The cool thing about MTF is that we can actually do this analysis by just considering two elements at a time, say element i and element j. We will add up the number of times j precedes i when i is searched for, and vice-versa. By adding up all these for every pair of elements, we get the total cost of all the searches, just like before!
So now consider i and j, and assume \(k_i \ge k_j\), that is, assume i is the more frequently looked-up element of the pair. What is the number of times j precedes i when i is searched for, in the worst case? You might be tempted to say "every time", but that's not possible because i gets moved to the front after each of its searches, and this means it will be moved in front of j. Since i is searched for more frequently than j is, i must be in front of j at least some of the times it gets searched for.
So the real limit to the number of times j could precede i in a search for i is the number of times j could get moved in front of i, which is \(k_j\), plus one for the initial search for i.
And what about the number of times i could precede j in a search for j? This time the answer really is "every time", which means \(k_j\) again. So the total cost for the pair \((i,j)\) is at most \(2k_j+1\).
Remember that for competitive analysis we're supposed to compare this to the cost of OPT, the optimal static ordering where elements are ordered by decreasing frequency. We could add up the total cost of MTF and OPT and compare them, but it will easier to instead compare the cost for each pair, and sum those up.
So for the same pair of elements \((i,j)\), how often in OPT does j precede i in a search for j, or vice-versa? Well, since i is more frequent than j, it will come before j in the optimal static ordering, and therefore j never precedes i. But i does precede j in every single search for j, which means a total cost of \(k_j\) for this pair.

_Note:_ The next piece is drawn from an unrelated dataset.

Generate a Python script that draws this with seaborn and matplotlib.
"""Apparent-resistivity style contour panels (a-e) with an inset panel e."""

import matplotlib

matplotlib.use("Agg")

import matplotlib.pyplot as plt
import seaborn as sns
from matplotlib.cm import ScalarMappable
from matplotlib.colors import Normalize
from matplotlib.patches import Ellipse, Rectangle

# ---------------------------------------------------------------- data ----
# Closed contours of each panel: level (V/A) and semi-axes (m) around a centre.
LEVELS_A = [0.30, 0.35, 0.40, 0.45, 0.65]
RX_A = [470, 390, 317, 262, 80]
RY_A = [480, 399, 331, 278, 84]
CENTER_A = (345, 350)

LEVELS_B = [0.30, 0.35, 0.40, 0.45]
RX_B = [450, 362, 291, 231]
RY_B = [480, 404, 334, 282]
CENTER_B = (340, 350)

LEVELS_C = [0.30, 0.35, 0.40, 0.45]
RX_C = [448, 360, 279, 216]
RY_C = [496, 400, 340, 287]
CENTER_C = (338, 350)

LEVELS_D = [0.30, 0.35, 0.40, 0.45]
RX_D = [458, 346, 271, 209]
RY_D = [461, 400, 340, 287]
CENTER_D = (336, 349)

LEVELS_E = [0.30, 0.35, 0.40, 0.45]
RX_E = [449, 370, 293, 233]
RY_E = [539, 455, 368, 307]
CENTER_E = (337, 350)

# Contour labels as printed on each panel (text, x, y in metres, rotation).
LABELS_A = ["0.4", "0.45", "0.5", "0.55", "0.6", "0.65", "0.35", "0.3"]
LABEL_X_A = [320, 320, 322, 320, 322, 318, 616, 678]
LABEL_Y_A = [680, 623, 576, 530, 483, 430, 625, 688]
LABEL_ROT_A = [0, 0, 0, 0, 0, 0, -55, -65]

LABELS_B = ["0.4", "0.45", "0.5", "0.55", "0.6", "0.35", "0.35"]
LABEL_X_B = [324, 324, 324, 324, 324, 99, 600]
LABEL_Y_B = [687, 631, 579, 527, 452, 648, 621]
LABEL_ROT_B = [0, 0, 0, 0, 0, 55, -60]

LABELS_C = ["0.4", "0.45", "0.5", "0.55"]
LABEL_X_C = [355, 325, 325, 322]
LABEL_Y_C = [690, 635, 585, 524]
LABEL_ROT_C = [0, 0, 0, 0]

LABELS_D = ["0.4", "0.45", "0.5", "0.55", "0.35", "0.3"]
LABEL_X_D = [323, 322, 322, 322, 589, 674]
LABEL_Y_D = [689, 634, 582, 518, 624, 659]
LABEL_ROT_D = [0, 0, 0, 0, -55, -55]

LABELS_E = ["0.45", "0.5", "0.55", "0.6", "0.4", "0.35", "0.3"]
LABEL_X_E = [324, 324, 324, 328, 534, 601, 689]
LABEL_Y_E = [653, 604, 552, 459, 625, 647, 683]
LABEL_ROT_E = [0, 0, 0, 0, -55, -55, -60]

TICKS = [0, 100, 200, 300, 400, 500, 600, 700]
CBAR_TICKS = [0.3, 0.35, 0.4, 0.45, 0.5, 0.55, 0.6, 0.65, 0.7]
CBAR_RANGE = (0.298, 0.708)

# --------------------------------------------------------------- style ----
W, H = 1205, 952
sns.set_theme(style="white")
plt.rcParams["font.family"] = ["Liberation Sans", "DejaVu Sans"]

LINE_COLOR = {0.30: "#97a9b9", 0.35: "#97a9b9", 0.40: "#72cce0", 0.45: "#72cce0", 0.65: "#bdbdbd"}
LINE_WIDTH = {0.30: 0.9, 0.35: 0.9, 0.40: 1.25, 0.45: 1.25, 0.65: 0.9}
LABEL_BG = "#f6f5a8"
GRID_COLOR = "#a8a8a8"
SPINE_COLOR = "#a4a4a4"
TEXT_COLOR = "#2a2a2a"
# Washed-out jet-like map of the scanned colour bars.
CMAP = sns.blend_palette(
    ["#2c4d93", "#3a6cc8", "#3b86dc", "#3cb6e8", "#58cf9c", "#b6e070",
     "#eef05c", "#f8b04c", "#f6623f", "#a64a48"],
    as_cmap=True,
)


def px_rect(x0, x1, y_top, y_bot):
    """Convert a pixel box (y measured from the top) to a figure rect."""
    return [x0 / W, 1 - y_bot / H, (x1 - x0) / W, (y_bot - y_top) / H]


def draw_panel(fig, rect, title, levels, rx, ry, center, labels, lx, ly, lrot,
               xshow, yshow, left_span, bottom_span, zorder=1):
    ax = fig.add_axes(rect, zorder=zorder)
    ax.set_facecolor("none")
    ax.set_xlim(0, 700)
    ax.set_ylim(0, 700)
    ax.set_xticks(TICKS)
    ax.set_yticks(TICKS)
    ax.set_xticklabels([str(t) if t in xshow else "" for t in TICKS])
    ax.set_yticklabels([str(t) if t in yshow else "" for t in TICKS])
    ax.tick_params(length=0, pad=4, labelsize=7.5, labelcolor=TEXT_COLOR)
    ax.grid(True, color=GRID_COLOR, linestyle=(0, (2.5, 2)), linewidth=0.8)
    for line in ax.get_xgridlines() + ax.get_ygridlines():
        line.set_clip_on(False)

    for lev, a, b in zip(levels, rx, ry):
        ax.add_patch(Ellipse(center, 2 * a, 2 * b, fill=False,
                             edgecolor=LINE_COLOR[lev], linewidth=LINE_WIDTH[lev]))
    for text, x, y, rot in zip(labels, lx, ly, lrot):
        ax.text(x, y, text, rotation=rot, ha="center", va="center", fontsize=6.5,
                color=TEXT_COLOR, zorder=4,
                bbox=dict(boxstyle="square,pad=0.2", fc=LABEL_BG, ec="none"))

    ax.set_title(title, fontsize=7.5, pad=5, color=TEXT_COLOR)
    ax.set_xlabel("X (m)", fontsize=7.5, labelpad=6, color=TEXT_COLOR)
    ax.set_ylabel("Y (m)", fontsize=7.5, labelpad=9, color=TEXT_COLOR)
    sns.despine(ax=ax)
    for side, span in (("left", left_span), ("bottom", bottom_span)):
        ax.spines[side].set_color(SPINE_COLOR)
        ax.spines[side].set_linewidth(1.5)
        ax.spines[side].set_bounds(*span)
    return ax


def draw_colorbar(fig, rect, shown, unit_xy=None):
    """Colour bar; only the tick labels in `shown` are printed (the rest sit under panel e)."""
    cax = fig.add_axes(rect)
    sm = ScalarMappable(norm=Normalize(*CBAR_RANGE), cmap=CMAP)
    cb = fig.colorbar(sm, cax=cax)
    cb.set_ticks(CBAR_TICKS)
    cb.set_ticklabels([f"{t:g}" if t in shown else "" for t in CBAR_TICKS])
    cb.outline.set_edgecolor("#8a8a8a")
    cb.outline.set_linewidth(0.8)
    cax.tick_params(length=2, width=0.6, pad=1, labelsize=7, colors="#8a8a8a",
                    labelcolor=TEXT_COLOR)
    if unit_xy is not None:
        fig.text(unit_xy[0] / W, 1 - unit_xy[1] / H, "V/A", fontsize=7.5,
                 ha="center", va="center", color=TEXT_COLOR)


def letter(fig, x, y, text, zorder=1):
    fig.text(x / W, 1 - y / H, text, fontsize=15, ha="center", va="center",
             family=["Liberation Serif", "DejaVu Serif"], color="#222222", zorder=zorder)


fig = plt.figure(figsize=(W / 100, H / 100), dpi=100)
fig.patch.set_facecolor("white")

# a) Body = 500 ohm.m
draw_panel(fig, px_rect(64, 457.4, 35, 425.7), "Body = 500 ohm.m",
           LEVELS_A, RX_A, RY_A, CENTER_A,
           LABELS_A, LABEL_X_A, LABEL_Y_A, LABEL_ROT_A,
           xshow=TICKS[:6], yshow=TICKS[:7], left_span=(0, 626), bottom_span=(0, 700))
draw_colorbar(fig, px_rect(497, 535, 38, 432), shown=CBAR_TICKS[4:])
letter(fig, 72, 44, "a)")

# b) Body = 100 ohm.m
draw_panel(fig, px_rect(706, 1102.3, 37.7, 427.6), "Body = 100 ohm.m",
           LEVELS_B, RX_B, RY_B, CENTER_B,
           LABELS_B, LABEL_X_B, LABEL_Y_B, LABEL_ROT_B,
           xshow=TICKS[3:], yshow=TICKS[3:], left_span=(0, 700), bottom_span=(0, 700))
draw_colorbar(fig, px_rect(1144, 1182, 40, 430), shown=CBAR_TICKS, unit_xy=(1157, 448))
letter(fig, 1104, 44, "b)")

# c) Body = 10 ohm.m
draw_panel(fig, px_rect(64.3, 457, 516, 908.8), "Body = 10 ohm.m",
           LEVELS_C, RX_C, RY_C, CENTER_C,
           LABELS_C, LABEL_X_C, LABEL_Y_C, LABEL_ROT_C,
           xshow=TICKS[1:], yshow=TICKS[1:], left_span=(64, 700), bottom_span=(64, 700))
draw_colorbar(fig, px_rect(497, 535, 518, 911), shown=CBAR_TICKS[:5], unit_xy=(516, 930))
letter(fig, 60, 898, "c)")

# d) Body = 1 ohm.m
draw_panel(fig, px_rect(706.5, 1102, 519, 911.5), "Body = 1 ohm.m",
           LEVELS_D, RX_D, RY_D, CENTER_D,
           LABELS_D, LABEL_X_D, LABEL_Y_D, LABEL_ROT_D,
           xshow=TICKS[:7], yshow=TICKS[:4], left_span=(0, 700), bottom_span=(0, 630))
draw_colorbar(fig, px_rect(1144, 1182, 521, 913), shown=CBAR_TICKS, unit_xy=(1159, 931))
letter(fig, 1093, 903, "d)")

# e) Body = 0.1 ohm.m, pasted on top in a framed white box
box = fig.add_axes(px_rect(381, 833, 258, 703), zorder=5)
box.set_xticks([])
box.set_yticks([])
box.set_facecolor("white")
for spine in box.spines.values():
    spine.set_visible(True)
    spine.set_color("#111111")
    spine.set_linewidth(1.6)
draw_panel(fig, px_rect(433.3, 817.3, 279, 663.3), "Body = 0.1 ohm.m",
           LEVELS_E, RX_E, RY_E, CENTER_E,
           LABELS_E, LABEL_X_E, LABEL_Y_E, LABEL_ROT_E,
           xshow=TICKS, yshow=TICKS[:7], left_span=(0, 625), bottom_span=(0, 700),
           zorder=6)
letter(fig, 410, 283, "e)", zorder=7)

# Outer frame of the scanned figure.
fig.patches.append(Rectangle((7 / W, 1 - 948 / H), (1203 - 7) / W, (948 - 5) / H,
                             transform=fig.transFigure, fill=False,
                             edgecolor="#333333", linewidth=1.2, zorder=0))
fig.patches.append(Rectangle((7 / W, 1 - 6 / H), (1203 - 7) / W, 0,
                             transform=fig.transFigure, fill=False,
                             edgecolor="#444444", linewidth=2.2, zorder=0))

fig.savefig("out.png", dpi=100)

Therefore we have \(2k_j+1\) as the total cost per pair for MTF, and \(k_j\) as the total cost per pair for OPT. Assuming (reasonably) that every element is searched for at least once, \(k_j\ge 1\), and therefore \(2k_j+1\le 3k_j\). This means that the cost for MTF is at most 3 times more than the cost for OPT. Summing this over all the pairs, we will get the total worst-case cost for both MTF and OPT, but the ratio will always stay the same, 3. In other words, in the worst case, for any sequence of searches, MTF is at most 3 times as bad as OPT.

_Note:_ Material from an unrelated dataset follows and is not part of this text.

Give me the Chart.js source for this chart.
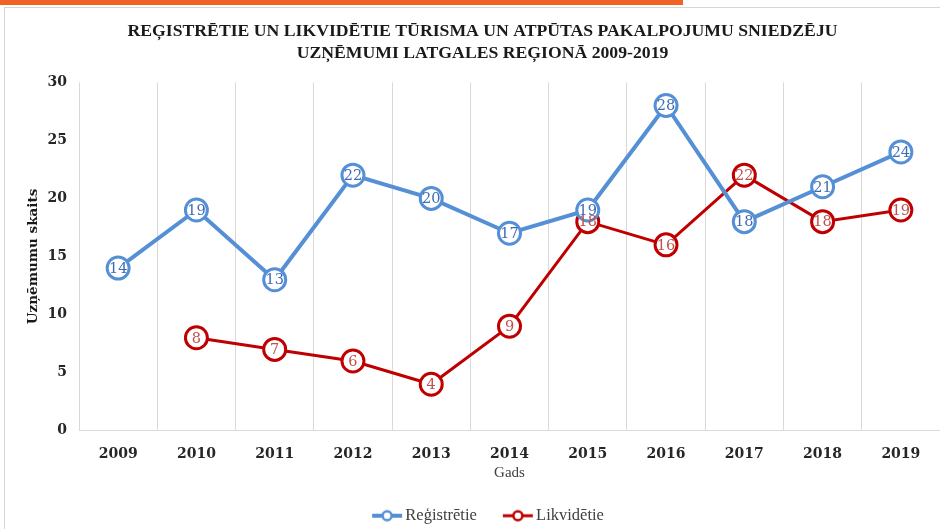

In fact, a more sophisticated (difficult) analysis can be used to show that MTF only performs at most 2 times as much work as any other list-update strategy, even one that's allowed to know all the look-up requests in advance and take exponential time to re-order the list. So we say that MTF is "2-competitive", and give it its rightful credit as the most efficient method for list update, both in theory and in practice!

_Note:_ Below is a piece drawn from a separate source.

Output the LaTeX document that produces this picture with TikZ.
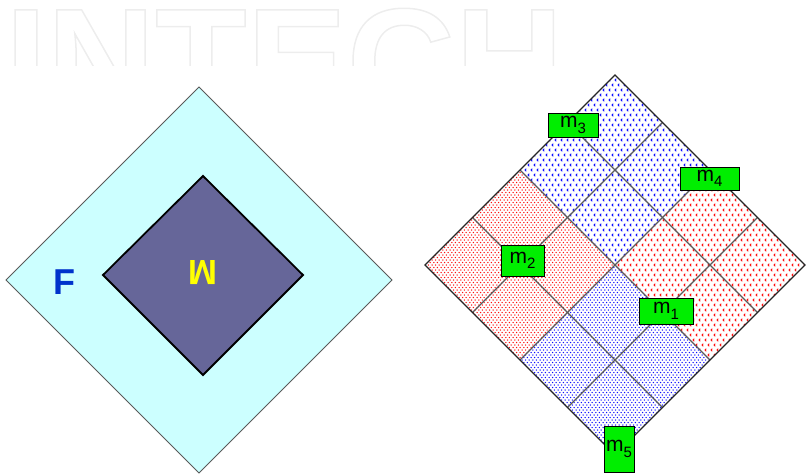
\documentclass[tikz,border=0pt]{standalone}
\usepackage{fontspec}
\setmainfont{Liberation Sans}
\usetikzlibrary{patterns}

\definecolor{cyanbg}{HTML}{CCFFFF}
\definecolor{wallc}{HTML}{666699}
\definecolor{Fblue}{HTML}{0033CC}
\definecolor{Wyel}{HTML}{FFFF00}
\definecolor{lblgreen}{HTML}{00EE00}
\definecolor{gridc}{HTML}{5A5A5A}
\definecolor{redp}{HTML}{FF1010}
\definecolor{bluep}{HTML}{1010FF}

\pgfdeclarepatternformonly{densedots}{\pgfqpoint{-1pt}{-1pt}}{\pgfqpoint{3pt}{3.5pt}}{\pgfqpoint{3.6pt}{5pt}}{%
  \pgfpathcircle{\pgfqpoint{0pt}{0pt}}{0.75pt}%
  \pgfpathcircle{\pgfqpoint{1.8pt}{2.5pt}}{0.75pt}%
  \pgfusepath{fill}}
\pgfdeclarepatternformonly{chevrons}{\pgfqpoint{-1pt}{-2pt}}{\pgfqpoint{5pt}{7pt}}{\pgfqpoint{6pt}{10pt}}{%
  \pgfsetlinewidth{0.9pt}%
  \pgfpathmoveto{\pgfqpoint{1.3pt}{1.2pt}}\pgfpathlineto{\pgfqpoint{0pt}{0pt}}\pgfpathlineto{\pgfqpoint{1.3pt}{-1.2pt}}%
  \pgfpathmoveto{\pgfqpoint{4.3pt}{6.2pt}}\pgfpathlineto{\pgfqpoint{3pt}{5pt}}\pgfpathlineto{\pgfqpoint{4.3pt}{3.8pt}}%
  \pgfusepath{stroke}}

\newcommand\gpt[2]{({615+47.5*((#1)-(#2))},{75+47.5*((#1)+(#2))})}
\newcommand\msub[2]{#1\raisebox{-5.5pt}{\fontsize{15}{15}\selectfont #2}}

\tikzset{
  lbl/.style={draw=black, line width=1pt, fill=lblgreen, inner sep=0pt,
    font=\fontsize{21}{21}\selectfont, text=black},
  gridline/.style={draw=gridc, line width=1.1pt},
}

\begin{document}
\begin{tikzpicture}[x=1pt,y=-1pt]
\useasboundingbox (0,0) rectangle (806,475);

% faint watermark
\begin{scope}
  \clip (0,0) rectangle (806,65);
  \node[anchor=base west, inner sep=0pt, font=\fontsize{150}{150}\selectfont\bfseries, text=black!7] (wm) at (5,113)
    {\special{pdf:literal direct 1 Tr 1.5 w}INTECH\special{pdf:literal direct 0 Tr}};
\end{scope}

% left diagram
\draw[draw=black!65, line width=0.8pt, fill=cyanbg]
  (199,87) -- (392,280) -- (199,473) -- (6,280) -- cycle;
\draw[draw=black, line width=1.8pt, fill=wallc]
  (203,176) -- (303,275) -- (203,375) -- (103,275) -- cycle;
\node[font=\fontsize{36}{36}\selectfont\bfseries, text=Fblue, inner sep=0pt] (F) at (64,282) {F};
\node[font=\fontsize{35}{35}\selectfont\bfseries, text=Wyel, inner sep=0pt] (W) at (203,273) {\rotatebox{180}{M}};

% right diagram: quadrants
\fill[pattern=chevrons, pattern color=bluep] \gpt{0}{0} -- \gpt{2}{0} -- \gpt{2}{2} -- \gpt{0}{2} -- cycle;
\fill[pattern=chevrons, pattern color=redp] \gpt{2}{0} -- \gpt{4}{0} -- \gpt{4}{2} -- \gpt{2}{2} -- cycle;
\fill[pattern=densedots, pattern color=redp] \gpt{0}{2} -- \gpt{2}{2} -- \gpt{2}{4} -- \gpt{0}{4} -- cycle;
\fill[pattern=densedots, pattern color=bluep] \gpt{2}{2} -- \gpt{4}{2} -- \gpt{4}{4} -- \gpt{2}{4} -- cycle;
\foreach \k in {1,2,3} {
  \draw[gridline] \gpt{\k}{0} -- \gpt{\k}{4};
  \draw[gridline] \gpt{0}{\k} -- \gpt{4}{\k};
}
\draw[draw=black!85, line width=1.3pt] \gpt{0}{0} -- \gpt{4}{0} -- \gpt{4}{4} -- \gpt{0}{4} -- cycle;

% labels
\node[lbl, minimum width=50pt, minimum height=24pt] (m3) at (573,125) {\msub{m}{3}};
\node[lbl, minimum width=59pt, minimum height=23pt] (m4) at (709.5,178.5) {\msub{m}{4}};
\node[lbl, minimum width=43pt, minimum height=31pt] (m2) at (522.5,260.5) {\msub{m}{2}};
\node[lbl, minimum width=54pt, minimum height=26pt] (m1) at (666,311) {\msub{m}{1}};
\node[lbl, minimum width=30pt, minimum height=46pt] (m5) at (619,449) {\msub{m}{5}};
\end{tikzpicture}
\end{document}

Even if some of the details of the analysis above are a bit hazy, it's important to recognize what happened: we had one analysis that disagreed with practice, then by reexamining the underlying assumptions in that analysis, we came up with a different one that confirms our experiences. And there's much more to it than just confirming what we already know — the idea of competitive analysis has now been used on a wide variety of problems to come up with many efficient algorithms. So it all comes down to algorithms, analysis, and implementation, and they're all constantly affecting each other and bringing us to newer and greater heights of algorithmic nirvana!
Congratulations on reaching the end of the notes. I hope you've enjoyed the journey as much as I have. As a special gift, if you include the word "Sousaphone" in your Daily Quiz submission for today's class, I'll turn your lowest DQ grade into a 3. (You still have to answer the DQ though!)